# sheep and trees



## susanne (Nov 4, 2004)

i was thinking about getting some sheep for my orchard (saving time mowing  )
will they kill the trees? eating the bark? i could never put my goats in there because they will eat the trees first.


----------



## bruce2288 (Jul 10, 2009)

My sheep love leaves. They totally deleafed some newly planted fruit trees last year. They will also nip off tender new growth. Don't do it unless your trees are large enough so the leaves are out of reach. They will probably not initially bark your trees but will if left too long. Geese would be a better option.


----------



## bergere (May 11, 2002)

Your tree's would be safer if you got some Geese to graze around your fruit trees. I drive by a couple of places when I go to town, that do this.
Even took a photo of one. This was taken in winter.
http://www.imagekind.com/Goose-Barn_art?IMID=a8960c25-a4e8-4567-91bd-e4d80a05bb67

Sheep will eat the bark off your fruit trees. Even the Babydoll sheep, which are advertised not to eat bark of Orchard tree's, I know first hand they do.
Unless you have a really old mature orchard, it might work but I won't count on it. 
Or you are willing to put tall 1/2" by 1/2" woven wire around each tree.

Good luck!!


----------



## susanne (Nov 4, 2004)

i have geese (emden) and they killed newly planted fruit trees


----------



## farmmaid (Jan 13, 2003)

I JUST put my sheep in the orchard this spring, I have Katahdin and Dorper. They will eat the leaves they can reach but not dance on their hind legs to get higher. I figure the leaves they could reach should have been pruned off anyway.
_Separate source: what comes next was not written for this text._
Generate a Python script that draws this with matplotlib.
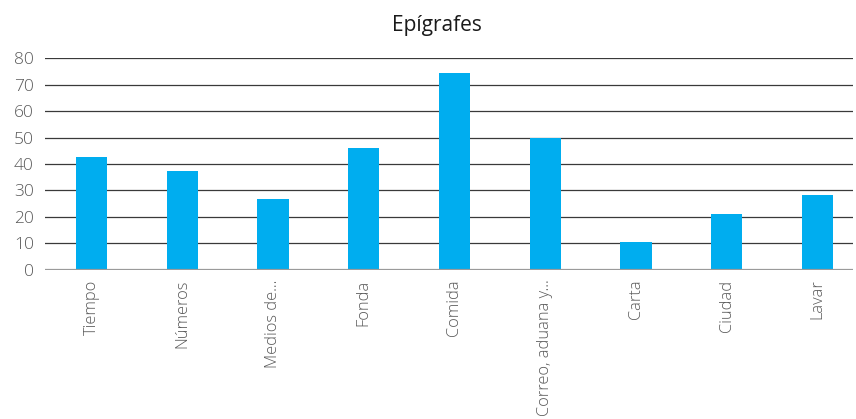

I do not plan on leaving them there this winter because when the snow comes I am affraid they might eat the bark. So far, so good..now my goats on the other hand, NO way!


----------



## Ebenezer (Jun 5, 2010)

You can rotate the sheep in and out of the orchard like many have said if you don't have small unprotected trees and if you don't mind a brouse line at about 4 feet high or so. The trick on the bark is to make short rotation times so that they get what they want before they start on the bark. Also there are individual sheep that will eat bark more than the rest of the flock. I've been doing this in an apple orchard for 3 or more years with St Croix sheep.


----------



## JasoninMN (Feb 24, 2006)

Geese will eat bark off apple trees too. Mine did. You could wrap the trunks with hardware cloth to protect them.


----------



## Callieslamb (Feb 27, 2007)

Mine escaped and made a B-line right to the orchard. I am minus 1/2 of a peach tree and most of the cherry tree. Don't do it unless those trees are older!


----------



## StockDogLovr (Apr 13, 2009)

I kept my Barbs in a pen with a mature oak tree, and they ate the leaves up to the four-foot level, even stood on hind feet to get them! Didn't seem to cause health problems, despite the tannins.


----------



## Ebenezer (Jun 5, 2010)

Oak leaves will not hurt but an overload of acorns will do some damage.


----------



## Bearfootfarm (Jul 13, 2006)

> not *dance on their hind legs to get higher*.


Mine do that all the time.
Yours will too if you watch them long enough


----------